Misunderstandings of archaeological results sometimes come from not understanding how science works.
Modern science got its philosophical start with Rene Descartes’ Discours sur la Methode. In it, Rene said that languages are indeed the gateway to knowledge, but they are applied to knowledge of classical authors. The classical authors have some problems. One is that they never solve anything. There is no practical outcome of their works. People in Descartes’ time, almost 20 centuries after Plato, were still rehashing the same problems Plato did in the same terms.
The second problem with classical authors is that they propagate urban legends. This includes Pliny’s report of people with their heads in the middle of their chests, as well as Herodotus’ claim that in his time, the 400s BCE, the only people who practiced circumcision were Egyptians, Ethiopians, and Colchians. Those are my examples; Descartes didn’t give any.

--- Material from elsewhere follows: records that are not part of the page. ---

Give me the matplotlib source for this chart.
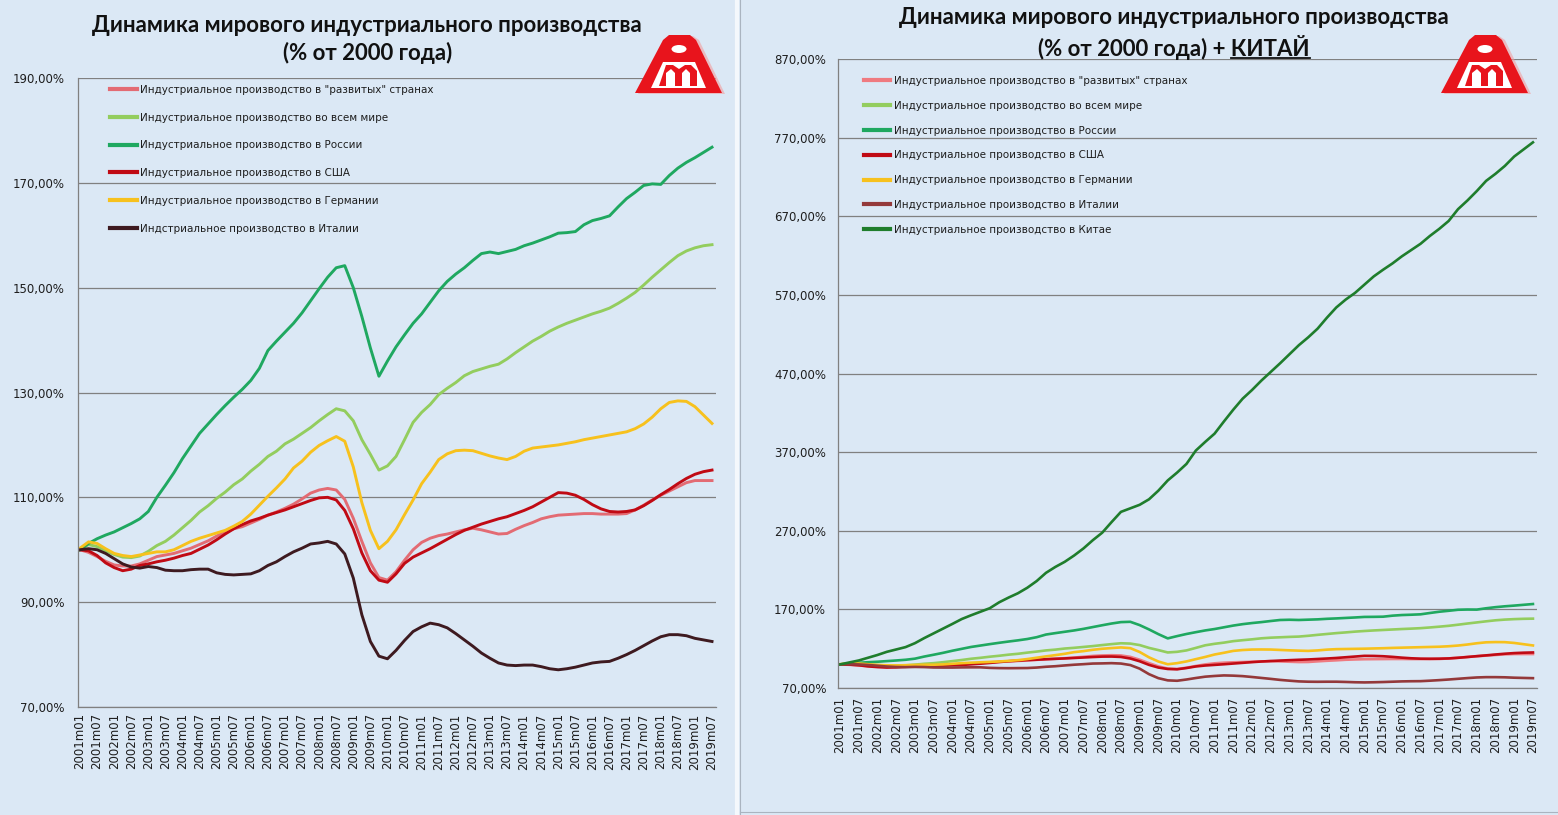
import matplotlib
matplotlib.use("Agg")
import matplotlib.pyplot as plt
from matplotlib.lines import Line2D
from matplotlib.patches import Polygon, Ellipse
from matplotlib.ticker import FuncFormatter

# ---------------- data (quarterly readings, % of 2000 level) ----------------
months = list(range(0, 223, 3))          # month index from 2001m01, step 3

developed = [100, 99.5, 98.7, 97.8, 97.1, 96.9, 96.9, 97.3, 98.0, 98.7, 99.0, 99.3, 99.8,
             100.3, 101.0, 101.7, 102.6, 103.4, 104.0, 104.4, 105.1, 105.8, 106.6, 107.2,
             107.9, 108.7, 109.7, 110.8, 111.4, 111.7, 111.4, 109.6, 106.0, 101.6, 97.5,
             94.7, 94.2, 95.8, 98.0, 100.0, 101.4, 102.2, 102.7, 103.0, 103.4, 103.8, 104.1,
             103.8, 103.4, 103.0, 103.1, 103.9, 104.6, 105.2, 105.9, 106.3, 106.6, 106.7,
             106.8, 106.9, 106.9, 106.8, 106.8, 106.8, 106.9, 107.6, 108.5, 109.5, 110.4,
             111.2, 112.0, 112.8, 113.2, 113.2, 113.2]
world = [100, 101.0, 100.6, 99.8, 99.1, 98.6, 98.5, 98.8, 99.7, 100.8, 101.6, 102.8, 104.2,
         105.6, 107.2, 108.4, 109.8, 111.0, 112.4, 113.5, 115.0, 116.3, 117.8, 118.8, 120.2,
         121.1, 122.2, 123.3, 124.6, 125.8, 126.9, 126.5, 124.6, 121.0, 118.2, 115.2, 116.0,
         117.8, 121.0, 124.3, 126.2, 127.7, 129.6, 130.8, 131.9, 133.2, 134.0, 134.5, 135.0,
         135.4, 136.4, 137.6, 138.7, 139.8, 140.7, 141.7, 142.5, 143.2, 143.8, 144.4, 145.0,
         145.5, 146.1, 147.0, 148.0, 149.1, 150.5, 152.0, 153.4, 154.8, 156.1, 157.0, 157.6,
         158.0, 158.2]
russia = [100, 101.2, 102.1, 102.8, 103.4, 104.2, 105.0, 105.9, 107.3, 110.0, 112.3, 114.7,
          117.4, 119.8, 122.2, 124.0, 125.8, 127.5, 129.1, 130.6, 132.3, 134.6, 138.0, 139.8,
          141.5, 143.2, 145.2, 147.5, 149.8, 152.0, 153.8, 154.2, 150.0, 144.5, 138.5, 133.1,
          136.0, 138.7, 141.0, 143.2, 145.0, 147.2, 149.4, 151.2, 152.6, 153.8, 155.2, 156.5,
          156.8, 156.5, 156.9, 157.3, 158.0, 158.5, 159.1, 159.7, 160.4, 160.5, 160.7, 162.0,
          162.8, 163.2, 163.7, 165.4, 167.0, 168.2, 169.5, 169.8, 169.7, 171.4, 172.8, 173.9,
          174.8, 175.8, 176.8]
usa = [100, 99.8, 98.9, 97.5, 96.6, 96.0, 96.3, 97.0, 97.3, 97.7, 98.0, 98.4, 98.9, 99.3,
       100.1, 100.9, 101.9, 103.0, 104.0, 104.8, 105.5, 106.0, 106.6, 107.1, 107.6, 108.2,
       108.8, 109.4, 109.9, 110.0, 109.5, 107.5, 104.0, 99.4, 96.0, 94.2, 93.8, 95.4, 97.4,
       98.6, 99.4, 100.2, 101.1, 102.0, 102.9, 103.7, 104.3, 104.9, 105.4, 105.9, 106.3,
       106.9, 107.5, 108.2, 109.1, 110.0, 110.9, 110.8, 110.4, 109.6, 108.6, 107.8, 107.3,
       107.2, 107.3, 107.6, 108.4, 109.4, 110.5, 111.5, 112.6, 113.6, 114.4, 114.9, 115.2]
germany = [100.3, 101.5, 101.2, 100.2, 99.3, 98.9, 98.7, 99.0, 99.3, 99.6, 99.6, 100.0,
           100.8, 101.6, 102.2, 102.7, 103.2, 103.7, 104.5, 105.4, 106.8, 108.5, 110.2, 111.8,
           113.5, 115.6, 116.9, 118.6, 119.9, 120.8, 121.6, 120.7, 115.8, 109.0, 103.7, 100.2,
           101.6, 103.8, 106.7, 109.5, 112.6, 114.8, 117.2, 118.3, 118.9, 119.0, 118.9, 118.4,
           117.9, 117.5, 117.2, 117.8, 118.8, 119.4, 119.6, 119.8, 120.0, 120.3, 120.6, 121.0,
           121.3, 121.6, 121.9, 122.2, 122.5, 123.1, 124.0, 125.3, 126.9, 128.1, 128.4, 128.3,
           127.3, 125.7, 124.1]
italy = [100, 100.2, 100.0, 99.3, 98.3, 97.3, 96.7, 96.5, 96.8, 96.6, 96.1, 96.0, 96.0, 96.2,
         96.3, 96.3, 95.6, 95.3, 95.2, 95.3, 95.4, 96.0, 97.0, 97.7, 98.7, 99.6, 100.3, 101.1,
         101.3, 101.6, 101.1, 99.2, 94.6, 87.6, 82.5, 79.7, 79.2, 80.8, 82.7, 84.4, 85.3, 86.0,
         85.7, 85.1, 84.0, 82.8, 81.6, 80.3, 79.3, 78.4, 78.0, 77.9, 78.0, 78.0, 77.7, 77.3,
         77.1, 77.3, 77.6, 78.0, 78.4, 78.6, 78.7, 79.3, 80.0, 80.8, 81.7, 82.6, 83.4, 83.8,
         83.8, 83.6, 83.1, 82.8, 82.5]
china = [100, 102.5, 105, 108.5, 112, 116, 119, 122, 127, 133.5, 139.5, 145.5, 151.5, 157.7,
         162.5, 167, 171.5, 179, 185, 190.5, 197.5, 206, 216.5, 224, 230.5, 238.5, 247.5, 258,
         267.5, 281, 294, 298.5, 303, 310, 321, 334, 344, 355, 372, 383, 393.5, 409, 424, 438,
         449, 461, 472, 483, 494.5, 506, 516, 527, 541, 554, 564, 572.5, 583, 593.5, 602, 610,
         619, 627, 635, 645, 654, 664, 679, 690, 702, 715, 724, 734, 746, 755, 764]

tick_months = list(range(0, 223, 6))
tick_labels = [f"{2001 + m // 12}m{m % 12 + 1:02d}" for m in tick_months]

labels_left = ['Индустриальное производство в "развитых" странах',
               'Индустриальное производство во всем мире',
               'Индустриальное производство в России',
               'Индустриальное производство в США',
               'Индустриальное производство в Германии',
               'Индстриальное производство в Италии']
labels_right = ['Индустриальное производство в "развитых" странах',
                'Индустриальное производство во всем мире',
                'Индустриальное производство в России',
                'Индустриальное производство в США',
                'Индустриальное производство в Германии',
                'Индустриальное производство в Италии',
                'Индустриальное производство в Китае']

title_line1 = "Динамика мирового индустриального производства"
title_line2 = "(% от 2000 года)"
title_extra = "КИТАЙ"

# ---------------- styling ----------------
W, H = 1558, 815
BG = '#dbe8f5'
GRID = '#808080'
TXT = '#1e1e1e'
c_dev = '#e36b73'
c_world = '#93cd5e'
c_rus = '#1fa860'
c_usa = '#c00a14'
c_ger = '#f7c11d'
c_ita_l = '#3e1a20'
c_ita_r = '#94393a'
c_chi = '#1f7d2c'

plt.rcParams['font.family'] = ['DejaVu Sans']

fig = plt.figure(figsize=(W / 100, H / 100), dpi=100)
fig.patch.set_facecolor(BG)


def fx(px):
    return px / W


def fy(py):
    return 1 - py / H


def style_axes(ax, ymin, ymax, ystep, ypad, xpad):
    ax.set_facecolor('none')
    for s in ('top', 'right'):
        ax.spines[s].set_visible(False)
    for s in ('left', 'bottom'):
        ax.spines[s].set_color(GRID)
        ax.spines[s].set_linewidth(0.9)
    ax.set_ylim(ymin, ymax)
    ax.set_yticks(list(range(ymin, ymax + 1, ystep)))
    ax.yaxis.set_major_formatter(FuncFormatter(lambda v, p: f"{v:.2f}".replace('.', ',') + '%'))
    ax.grid(axis='y', color=GRID, lw=0.9)
    ax.set_axisbelow(True)
    ax.set_xlim(-0.7, 223.4)
    ax.set_xticks(tick_months)
    ax.set_xticklabels(tick_labels, rotation=90, fontsize=8.5, color=TXT)
    ax.tick_params(axis='y', length=0, pad=ypad, labelsize=8.5, labelcolor=TXT)
    ax.tick_params(axis='x', length=0, pad=xpad)


# ---------------- left panel ----------------
axL = fig.add_axes([fx(78), fy(707), fx(716) - fx(78), fy(78) - fy(707)])
style_axes(axL, 70, 190, 20, 9.5, 4.5)
lw = 2.1
axL.plot(months, developed, color=c_dev, lw=lw, label=labels_left[0])
axL.plot(months, world, color=c_world, lw=lw, label=labels_left[1])
axL.plot(months, russia, color=c_rus, lw=lw, label=labels_left[2])
axL.plot(months, usa, color=c_usa, lw=lw, label=labels_left[3])
axL.plot(months, germany, color=c_ger, lw=lw, label=labels_left[4])
axL.plot(months, italy, color=c_ita_l, lw=lw, label=labels_left[5])
legL = axL.legend(loc='upper left', bbox_to_anchor=(fx(110), fy(85)), bbox_transform=fig.transFigure,
                  frameon=False, fontsize=7.5, handlelength=2.6, handletextpad=0.3,
                  labelspacing=1.7, borderpad=0, borderaxespad=0)
for t in legL.get_texts():
    t.set_color(TXT)
for h in legL.get_lines():
    h.set_linewidth(3)

# ---------------- right panel ----------------
axR = fig.add_axes([fx(838), fy(688), fx(1537) - fx(838), fy(59) - fy(688)])
style_axes(axR, 70, 870, 100, 8.6, 6.5)
axR.set_xlim(-0.64, 223.3)
lw2 = 1.9
axR.plot(months, developed, color='#ef7a80', lw=lw2, label=labels_right[0])
axR.plot(months, world, color=c_world, lw=lw2, label=labels_right[1])
axR.plot(months, russia, color=c_rus, lw=lw2, label=labels_right[2])
axR.plot(months, usa, color=c_usa, lw=lw2, label=labels_right[3])
axR.plot(months, germany, color=c_ger, lw=lw2, label=labels_right[4])
axR.plot(months, italy, color=c_ita_r, lw=lw2, label=labels_right[5])
axR.plot(months, china, color=c_chi, lw=lw2, label=labels_right[6])
legR = axR.legend(loc='upper left', bbox_to_anchor=(fx(864), fy(76)), bbox_transform=fig.transFigure,
                  frameon=False, fontsize=7.5, handlelength=2.5, handletextpad=0.35,
                  labelspacing=1.42, borderpad=0, borderaxespad=0)
for t in legR.get_texts():
    t.set_color(TXT)
for h in legR.get_lines():
    h.set_linewidth(3)

# ---------------- titles ----------------
tfont = dict(family=['Lato', 'DejaVu Sans'], fontsize=16, fontweight='bold', color='#111111',
             ha='center', va='center')
fig.text(fx(367), fy(25), title_line1, **tfont)
fig.text(fx(368), fy(53), title_line2, **tfont)
fig.text(fx(1174), fy(18), title_line1, **tfont)
t2 = fig.text(fx(1174), fy(47), f"{title_line2} + {title_extra}", **tfont)

fig.canvas.draw()
r = fig.canvas.get_renderer()
bb = t2.get_window_extent(r)
tmp = fig.text(0, 0, title_extra, **tfont)
wk = tmp.get_window_extent(r).width
tmp.remove()
uy = (bb.y0 + 2) / H
fig.add_artist(Line2D([(bb.x1 - wk) / W, bb.x1 / W], [uy, uy], color='#111111', lw=1.3))

# ---------------- separator ----------------
fig.add_artist(Line2D([fx(737), fx(737)], [0, 1], color='#f4f8fc', lw=3))
fig.add_artist(Line2D([fx(740), fx(740)], [0, 1], color='#aab4c0', lw=0.8))
fig.add_artist(Line2D([fx(740), 1], [fy(812), fy(812)], color='#aab4c0', lw=0.8))


# ---------------- logos ----------------
def draw_logo(x0, y0, w=87, h=58):
    def P(dx, dy):
        return (fx(x0 + dx * w / 87), fy(y0 + dy * h / 58))
    red = '#e8141c'
    shadow = Polygon([P(3, 59), P(90, 59), P(64, 5), P(58, 1), P(37, 1), P(31, 5)],
                     closed=True, transform=fig.transFigure, color='#f2a0a0', alpha=0.6, lw=0)
    outer = Polygon([P(0, 58), P(87, 58), P(61, 5), P(55, 0), P(34, 0), P(28, 5)],
                    closed=True, transform=fig.transFigure, color=red, lw=0)
    hole = Ellipse(P(44, 14), fx(x0 + 15) - fx(x0), fy(y0) - fy(y0 + 8),
                   transform=fig.transFigure, color='white', lw=0)
    lower = Polygon([P(16, 53), P(71, 53), P(60, 27), P(28, 27)],
                    closed=True, transform=fig.transFigure, color='white', lw=0)
    m_shape = Polygon([P(24, 51), P(31, 51), P(31, 38), P(36, 34), P(40, 38), P(40, 51),
                       P(47, 51), P(47, 38), P(51, 34), P(55, 38), P(55, 51), P(62, 51),
                       P(62, 36), P(56, 30), P(50, 30), P(44, 34), P(38, 30), P(31, 30)],
                      closed=True, transform=fig.transFigure, color=red, lw=0)
    for a in (shadow, outer, hole, lower, m_shape):
        fig.add_artist(a)


draw_logo(635, 35)
draw_logo(1441, 35)

fig.savefig("out.png", dpi=100, facecolor=BG)
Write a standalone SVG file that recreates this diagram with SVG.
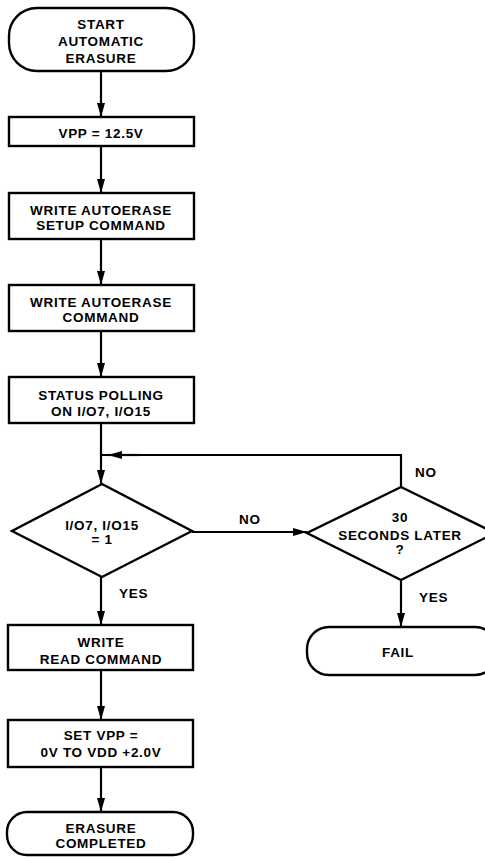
<svg xmlns="http://www.w3.org/2000/svg" width="485" height="857" viewBox="0 0 485 857">
<defs>
<style>
.s{fill:#fff;stroke:#000;stroke-width:2.4}
.c{fill:none;stroke:#000;stroke-width:2.2}
.t{font-family:"Liberation Sans",Arial,sans-serif;font-weight:bold;font-size:13.5px;letter-spacing:0.7px;fill:#000;text-anchor:middle}
.l{font-family:"Liberation Sans",Arial,sans-serif;font-weight:bold;font-size:13.5px;letter-spacing:0.7px;fill:#000}
</style>
<marker id="ah" viewBox="0 0 14 8" refX="14" refY="4" markerWidth="14" markerHeight="8" markerUnits="userSpaceOnUse" orient="auto">
<path d="M0,0 L14,4 L0,8 Z" fill="#000"/>
</marker>
</defs>
<rect width="485" height="857" fill="#fff"/>
<g id="connectors">
<line class="c" x1="101" y1="71" x2="101" y2="117" marker-end="url(#ah)"/>
<line class="c" x1="101" y1="146" x2="101" y2="193" marker-end="url(#ah)"/>
<line class="c" x1="101" y1="239" x2="101" y2="285" marker-end="url(#ah)"/>
<line class="c" x1="101" y1="331" x2="101" y2="377" marker-end="url(#ah)"/>
<line class="c" x1="101" y1="423" x2="101" y2="484" marker-end="url(#ah)"/>
<polyline class="c" points="401,487 401,455 101,455"/>
<line class="c" x1="140" y1="455" x2="108" y2="455" marker-end="url(#ah)"/>
<line class="c" x1="192" y1="532" x2="307" y2="532" marker-end="url(#ah)"/>
<line class="c" x1="101" y1="577" x2="101" y2="625" marker-end="url(#ah)"/>
<line class="c" x1="401" y1="580" x2="401" y2="627" marker-end="url(#ah)"/>
<line class="c" x1="101" y1="670" x2="101" y2="720" marker-end="url(#ah)"/>
<line class="c" x1="101" y1="767" x2="101" y2="812" marker-end="url(#ah)"/>
<text class="l" x="415" y="477">NO</text>
<text class="l" x="239" y="524">NO</text>
<text class="l" x="119" y="598">YES</text>
<text class="l" x="419" y="602">YES</text>
</g>
<g id="start">
<rect class="s" x="9" y="8" width="185" height="63" rx="28" ry="28"/>
<text class="t" x="101" y="29">START</text>
<text class="t" x="101" y="46">AUTOMATIC</text>
<text class="t" x="101" y="63">ERASURE</text>
</g>
<g id="vpp">
<rect class="s" x="9" y="117" width="185" height="29"/>
<text class="t" x="101" y="138">VPP = 12.5V</text>
</g>
<g id="setup">
<rect class="s" x="9" y="193" width="185" height="46"/>
<text class="t" x="101" y="215">WRITE AUTOERASE</text>
<text class="t" x="101" y="230">SETUP COMMAND</text>
</g>
<g id="autoerase">
<rect class="s" x="9" y="285" width="185" height="46"/>
<text class="t" x="101" y="307">WRITE AUTOERASE</text>
<text class="t" x="101" y="322">COMMAND</text>
</g>
<g id="polling">
<rect class="s" x="9" y="377" width="185" height="46"/>
<text class="t" x="101" y="400">STATUS POLLING</text>
<text class="t" x="101" y="416">ON I/O7, I/O15</text>
</g>
<g id="check">
<polygon class="s" points="102,484 192,531 102,577 12,531"/>
<text class="t" x="102" y="530">I/O7, I/O15</text>
<text class="t" x="102" y="544">= 1</text>
</g>
<g id="timeout">
<polygon class="s" points="401,487 495,533 401,580 307,533"/>
<text class="t" x="400" y="522">30</text>
<text class="t" x="400" y="540">SECONDS LATER</text>
<text class="t" x="400" y="554">?</text>
</g>
<g id="fail">
<rect class="s" x="307" y="627" width="190" height="48" rx="22" ry="22"/>
<text class="t" x="398" y="657">FAIL</text>
</g>
<g id="read">
<rect class="s" x="8" y="625" width="185" height="45"/>
<text class="t" x="101" y="647">WRITE</text>
<text class="t" x="101" y="664">READ COMMAND</text>
</g>
<g id="setvpp">
<rect class="s" x="8" y="720" width="185" height="47"/>
<text class="t" x="101" y="740">SET VPP =</text>
<text class="t" x="101" y="757">0V TO VDD +2.0V</text>
</g>
<g id="end">
<rect class="s" x="7" y="812" width="186" height="43" rx="20" ry="20"/>
<text class="t" x="101" y="833">ERASURE</text>
<text class="t" x="101" y="848">COMPLETED</text>
</g>
</svg>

Descartes lived in a time when mathematics was making great leaps forward under a new way of doing math which agreed on symbols and definitions for mathematical terms, putting all mathematicians on the same page and letting them achieve provable results. Descartes himself created analytical geometry which incorporates algebra, the first sign of things to come, and leading directly to Wiles’s use of geometrical concepts to solve Fermat’s theorem in algebra.
The most important of Descartes’ scientific principles is to document the details of work as completely as possible. The way science uses this principle is to insist that multiple tests based on those details all give the same results. Otherwise the original worker might have made mistakes either in method, or by changing the data, or by coming to a mistaken conclusion. Or we have just learned something new, as Richard Feynman pointed out in his 1963 lectures.
Ron Wyatt’s work fails because he did not provide complete details. He also failed to provide his physical samples for testing by other workers. Without examination by people with no vested interest in proving any specific result, we can suspect that Wyatt did not have enough information to back up his claims. Or he had the information but he had a vested interest in making claims the data doesn’t support.
This same issue discredits the “Bible Codes”.
It will also discredit another field I will talk about much later, which has been described as wissenschaft but really amounts to authoritarian studies and is not an authoritative science.